-------- Data provided

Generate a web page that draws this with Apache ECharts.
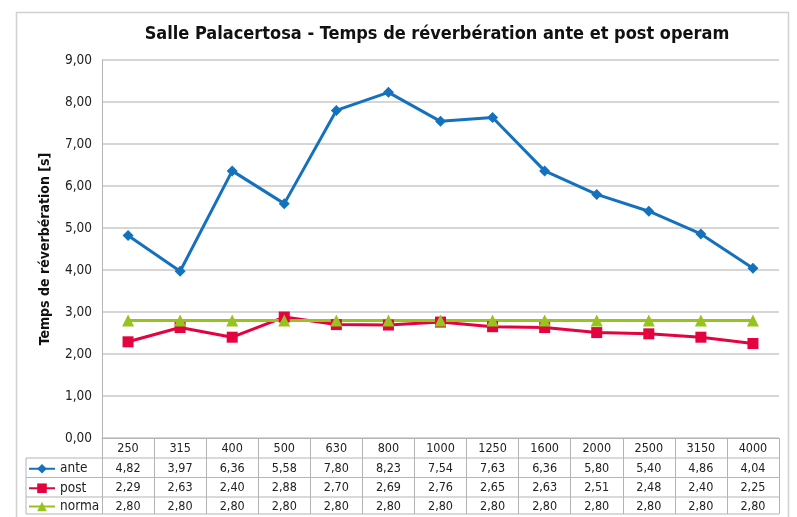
<!DOCTYPE html>
<html>
<head>
    <meta charset="utf-8" />
    <title></title>
    <script src="https://cdn.jsdelivr.net/npm/echarts@6/dist/echarts.min.js"></script>
</head>
<body style="margin:0;background:#fff;">
    <div id="divChart" style="width:797px;height:517px;"></div>
    <script>
        let freq = ['250', '315', '400', '500', '630', '800', '1000', '1250', '1600', '2000', '2500', '3150', '4000'];
        let ante = [4.82, 3.97, 6.36, 5.58, 7.80, 8.23, 7.54, 7.63, 6.36, 5.80, 5.40, 4.86, 4.04];
        let post = [2.29, 2.63, 2.40, 2.88, 2.70, 2.69, 2.76, 2.65, 2.63, 2.51, 2.48, 2.40, 2.25];
        let norma = [2.80, 2.80, 2.80, 2.80, 2.80, 2.80, 2.80, 2.80, 2.80, 2.80, 2.80, 2.80, 2.80];
        let seriesNames = ['ante', 'post', 'norma'];

        let font = '"DejaVu Sans Condensed", "DejaVu Sans", sans-serif';
        let fmt = function (v) { return Number(v).toFixed(2).replace('.', ','); };

        // 表格下方的数值行，每行一个类目轴
        let rowAxis = function (vals, offset) {
            return {
                type: 'category',
                position: 'bottom',
                offset: offset,
                data: vals.map(fmt),
                axisLine: { show: false },
                axisTick: { show: false },
                axisLabel: { interval: 0, margin: 4, color: '#222', fontSize: 12.5, fontFamily: font }
            };
        };

        let gridLeft = 102, gridRight = 779, gridBottom = 438;
        let tableLeft = 26;
        let rowY = [458, 477.5, 497, 514];
        let lineStyle = { stroke: '#b4b4b4', lineWidth: 1 };
        let graphics = [{
            type: 'rect', shape: { x: 16.5, y: 12.5, width: 772, height: 530 },
            style: { fill: 'none', stroke: '#d0d0d0', lineWidth: 1.5 }, silent: true
        }, {
            type: 'line', shape: { x1: tableLeft, y1: rowY[0], x2: tableLeft, y2: rowY[3] }, style: lineStyle
        }];
        rowY.forEach(function (y) {
            graphics.push({ type: 'line', shape: { x1: tableLeft, y1: y, x2: gridRight, y2: y }, style: lineStyle });
        });

        // 每行一个图例，放在表格左列
        let legends = seriesNames.map(function (n, i) {
            return {
                left: 28, top: (rowY[i] + rowY[i + 1]) / 2 - 6, padding: 0,
                itemWidth: 26, itemHeight: 12,
                textStyle: { fontSize: 13.5, color: '#222', fontFamily: font },
                data: [n]
            };
        });

        let option = {
            backgroundColor: '#fff',
            animation: false,
            title: {
                text: 'Salle Palacertosa - Temps de réverbération ante et post operam',
                left: 432, top: 20, textAlign: 'center',
                textStyle: { fontSize: 18, fontWeight: 'bold', color: '#111', fontFamily: font }
            },
            legend: legends,
            grid: { left: gridLeft, right: 797 - gridRight, top: 60, bottom: 517 - gridBottom },
            xAxis: [{
                type: 'category',
                data: freq,
                position: 'bottom',
                axisLine: { lineStyle: { color: '#b4b4b4' } },
                axisTick: { show: true, interval: 0, length: 76, lineStyle: { color: '#b4b4b4' } },
                axisLabel: { interval: 0, margin: 4, color: '#222', fontSize: 12.5, fontFamily: font }
            }, rowAxis(ante, 20), rowAxis(post, 39.5), rowAxis(norma, 58)],
            yAxis: {
                type: 'value', min: 0, max: 9, interval: 1,
                name: 'Temps de réverbération [s]',
                nameLocation: 'middle', nameGap: 50, nameRotate: 90,
                nameTextStyle: { fontSize: 14, fontWeight: 'bold', color: '#111', fontFamily: font },
                axisLine: { show: true, lineStyle: { color: '#b4b4b4' } },
                axisTick: { show: false },
                splitLine: { lineStyle: { color: '#c8c8c8', width: 1.5 } },
                axisLabel: { margin: 10, color: '#222', fontSize: 13.5, fontFamily: font, formatter: fmt }
            },
            series: [{
                name: 'ante', type: 'line', data: ante,
                symbol: 'diamond', symbolSize: 11,
                lineStyle: { width: 3, color: '#1471bd' }, itemStyle: { color: '#1471bd' }
            }, {
                name: 'post', type: 'line', data: post,
                symbol: 'rect', symbolSize: 11,
                lineStyle: { width: 3, color: '#e4023f' }, itemStyle: { color: '#e4023f' }
            }, {
                name: 'norma', type: 'line', data: norma,
                symbol: 'triangle', symbolSize: 12,
                lineStyle: { width: 3, color: '#96c31d' }, itemStyle: { color: '#96c31d' }
            }],
            graphic: graphics
        };
        echarts.init(document.getElementById('divChart')).setOption(option);
    </script>
</body>
</html>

----------------

* [Stated exercise]
Repeat, exactly and in full, each line from the start of the data to the line that contains "let fmt = function". Pictures do not go in.

* [Final answer]
Generate a web page that draws this with Apache ECharts.
<!DOCTYPE html>
<html>
<head>
    <meta charset="utf-8" />
    <title></title>
    <script src="https://cdn.jsdelivr.net/npm/echarts@6/dist/echarts.min.js"></script>
</head>
<body style="margin:0;background:#fff;">
    <div id="divChart" style="width:797px;height:517px;"></div>
    <script>
        let freq = ['250', '315', '400', '500', '630', '800', '1000', '1250', '1600', '2000', '2500', '3150', '4000'];
        let ante = [4.82, 3.97, 6.36, 5.58, 7.80, 8.23, 7.54, 7.63, 6.36, 5.80, 5.40, 4.86, 4.04];
        let post = [2.29, 2.63, 2.40, 2.88, 2.70, 2.69, 2.76, 2.65, 2.63, 2.51, 2.48, 2.40, 2.25];
        let norma = [2.80, 2.80, 2.80, 2.80, 2.80, 2.80, 2.80, 2.80, 2.80, 2.80, 2.80, 2.80, 2.80];
        let seriesNames = ['ante', 'post', 'norma'];

        let font = '"DejaVu Sans Condensed", "DejaVu Sans", sans-serif';
        let fmt = function (v) { return Number(v).toFixed(2).replace('.', ','); };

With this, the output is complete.